Moscow was particularly upset by Shell’s move to double the cost estimates for Sakhalin-2 from $10.3 billion to $19.9 billion. Cost overruns cut Russia’s share of profits, Orlov argued. “In 2005 expenses totaled $4.055 billion as compared with the original estimate of $2.514 billion,” he said. Orlov also accused Sakhalin Energy of slow work, inflated costs, and failure to employ enough Russian nationals (RIA-Novosti, October 20).
However, government officials have been sending mixed messages regarding Sakhalin-2. For example, on October 17 Industry and Energy Minister Viktor Khristenko said that the PSA could only be revoked or changed if both sides agreed.
There is no logic in shutting down the project, because Russia would have to compensate Sakhalin Energy for all losses resulting from a stoppage, said Andrei Dementyev, deputy industry and energy minister. However, he claimed that the economic terms of the Sakhalin-2 agreement are “the worst of the three PSAs,” Dementyev also said the state-controlled overseas oil projects operator Zarubezhneft would be invited to conduct an independent audit of the rising Sakhalin-2 cost estimates by early December (RIA-Novosti, October 20).

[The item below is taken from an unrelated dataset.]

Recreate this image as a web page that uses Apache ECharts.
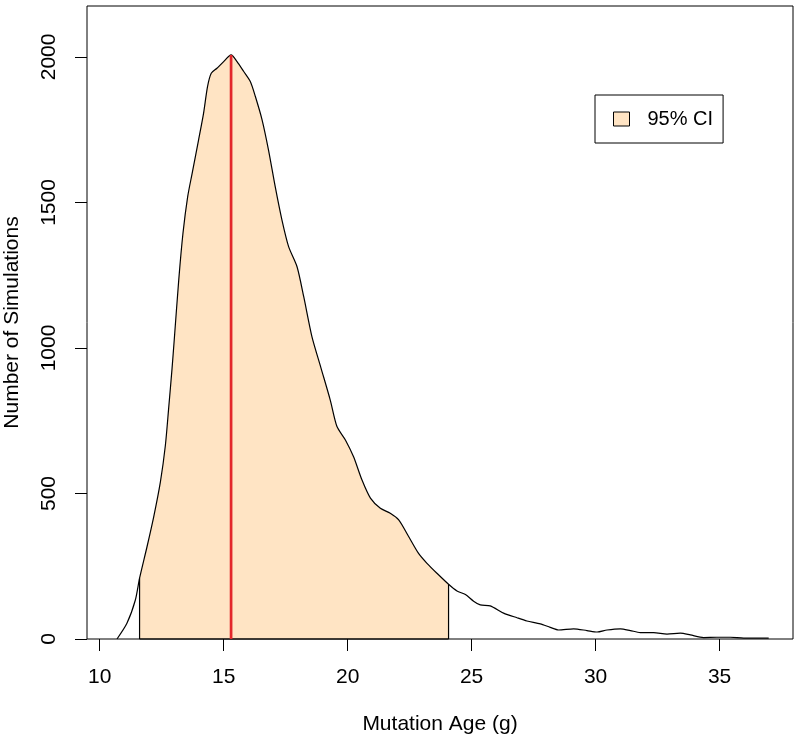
<!DOCTYPE html>
<html><head><meta charset="utf-8">
<script src="https://cdn.jsdelivr.net/npm/echarts@6/dist/echarts.min.js"></script>
<style>html,body{margin:0;padding:0;background:#fff}#c{width:800px;height:743px}</style>
</head><body><div id="c"></div>
<script>
// Density curve
const ageX = [10.70,11.10,11.44,11.61,11.91,12.18,12.45,12.65,12.78,12.92,13.01,13.19,13.36,13.55,13.73,13.99,14.19,14.35,14.50,14.73,15.00,15.30,15.54,15.81,16.08,16.28,16.55,16.81,17.08,17.35,17.62,17.96,18.23,18.56,18.93,19.30,19.57,19.91,20.24,20.58,20.92,21.32,21.72,22.06,22.46,22.86,23.20,23.60,24.07,24.41,24.75,25.08,25.35,25.75,26.29,26.83,27.23,27.77,28.17,28.51,29.11,29.65,30.06,30.46,31.00,31.40,31.80,32.34,32.88,33.42,33.82,34.35,34.89,35.43,35.97,36.51,36.98];
const simCount = [0,54,134,209,317,420,540,665,790,930,1030,1234,1394,1520,1600,1715,1806,1898,1944,1961,1984,2007,1984,1950,1915,1864,1784,1680,1554,1440,1348,1279,1176,1039,930,821,730,684,626,546,484,449,432,409,352,294,260,226,188,165,153,130,117,114,89,73,62,52,40,31,35,29,24,31,35,29,22,22,17,20,14,5,6,6,3,3,3];
const xTicks = [10,15,20,25,30,35];
const yTicks = [0,500,1000,1500,2000];
const ciLower = 11.61;
const ciLowerCount = 209;
const ciUpper = 24.07;
const ciUpperCount = 188;
const medianAge = 15.30;
const medianCount = 2007;
const ciName = '95% CI';

const curve = ageX.map((x, i) => [x, simCount[i]]);
const ciFill = curve.filter(p => p[0] >= ciLower && p[0] <= ciUpper);

const FONT = 'Liberation Sans, Arial, Helvetica, sans-serif';
const FS = 21;
const SM = 0.25;
const chart = echarts.init(document.getElementById('c'), null, {renderer: 'canvas'});
chart.setOption({
  animation: false,
  backgroundColor: '#fff',
  textStyle: {fontFamily: FONT},
  grid: {left: 87, right: 7, top: 6, bottom: 104, show: true, borderColor: '#000', borderWidth: 1, backgroundColor: 'transparent', containLabel: false, outerBoundsMode: 'none'},
  legend: {
    show: true,
    data: [{name: ciName, icon: 'rect', itemStyle: {color: '#FFE4C4', borderColor: '#000', borderWidth: 1}}],
    left: 595, top: 95,
    orient: 'vertical',
    itemWidth: 16, itemHeight: 14,
    padding: [14, 10, 14, 18],
    borderColor: '#000', borderWidth: 1,
    textStyle: {fontFamily: FONT, fontSize: 20, color: '#000', padding: [0, 0, 0, 13], lineHeight: 20},
    selectedMode: false
  },
  xAxis: {
    type: 'value', min: 9.49, max: 37.96,
    name: 'Mutation Age (g)', nameLocation: 'middle', nameGap: 75,
    nameTextStyle: {fontFamily: FONT, fontSize: FS, color: '#000'},
    axisLine: {show: false},
    splitLine: {show: false},
    axisTick: {show: true, inside: false, length: 12, lineStyle: {color: '#000', width: 1}, customValues: xTicks},
    axisLabel: {show: true, margin: 28, fontFamily: FONT, fontSize: FS, color: '#000', customValues: xTicks, formatter: v => String(v)}
  },
  yAxis: {
    type: 'value', min: 0, max: 2175,
    name: 'Number of Simulations', nameLocation: 'middle', nameRotate: 90, nameGap: 64,
    nameTextStyle: {fontFamily: FONT, fontSize: FS, color: '#000'},
    axisLine: {show: false},
    splitLine: {show: false},
    axisTick: {show: true, inside: false, length: 12, lineStyle: {color: '#000', width: 1}, customValues: yTicks},
    axisLabel: {show: true, rotate: 90, margin: 27, fontFamily: FONT, fontSize: FS, color: '#000', customValues: yTicks, formatter: v => String(v)}
  },
  series: [
    {
      name: ciName, type: 'line', data: ciFill, showSymbol: false, symbol: 'none',
      smooth: SM,
      lineStyle: {color: '#000', width: 0, opacity: 0}, areaStyle: {color: '#FFE4C4', opacity: 1, origin: 0},
      itemStyle: {color: '#FFE4C4', borderColor: '#000'}, z: 2, silent: true
    },
    {
      name: 'ciLeft', type: 'line', data: [[ciLower, 0], [ciLower, ciLowerCount]], symbol: 'none',
      lineStyle: {color: '#000', width: 1.2}, z: 3, silent: true
    },
    {
      name: 'ciRight', type: 'line', data: [[ciUpper, 0], [ciUpper, ciUpperCount]], symbol: 'none',
      lineStyle: {color: '#000', width: 1.2}, z: 3, silent: true
    },
    {
      name: 'ciBase', type: 'line', data: [[ciLower, 0], [ciUpper, 0]], symbol: 'none',
      lineStyle: {color: '#000', width: 1.5}, z: 3, silent: true
    },
    {
      name: 'density', type: 'line', data: curve, symbol: 'none', smooth: SM,
      lineStyle: {color: '#000', width: 1.2}, z: 4, silent: true
    },
    {
      name: 'median', type: 'line', data: [[medianAge, 0], [medianAge, medianCount]], symbol: 'none',
      lineStyle: {color: '#E3262B', width: 2.7}, z: 5, silent: true
    }
  ]
});
</script></body></html>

Russian media outlets commented that economics were behind the regulatory assault on Sakhalin-2. Environmental probes into Sakhalin-2 operations were caused by a desire by the Russian authorities to influence the project without being involved in international arbitration, Kommersant daily commented. Russian officials, including Trutnev, have conceded that such arbitration would be very costly for Russia (Kommersant, October 21).
Russia’s Environmental watchdog Rosprirodnadzor has launched a two-pronged attack, using regulatory pressure and unfavorable publicity to put pressure on the PSA projects. Rosprirodnadzor’s Mitvol led a team of environmentalists and journalists to Sakhalin in late September.
Mitvol’s activism quickly backfired, when an apparent link between the agency and the project was revealed. On October 18 Russia’s organized crime police seized documents, including airplane tickets and hotel bills, related to a recent trip by Rosprirodnadzor officials to the Sakhalin-2 project. However, it remains unclear whether the police raid came as a fallout of Mitvol’s criticism of the Sakhalin-2 or Russian energy majors.
Therefore, the environmental probe into Sakhalin-2 has been seen as a strategy aimed to press investors into re-negotiating terms of the original deal. Meanwhile, the subsequent police investigation of Rosprirodnadzor appeared to come as an indication of the government’s indecision on how to deal with the PSAs. It remains to be seen whether the forces advocating a tougher or a softer line regarding the PSAs will win out.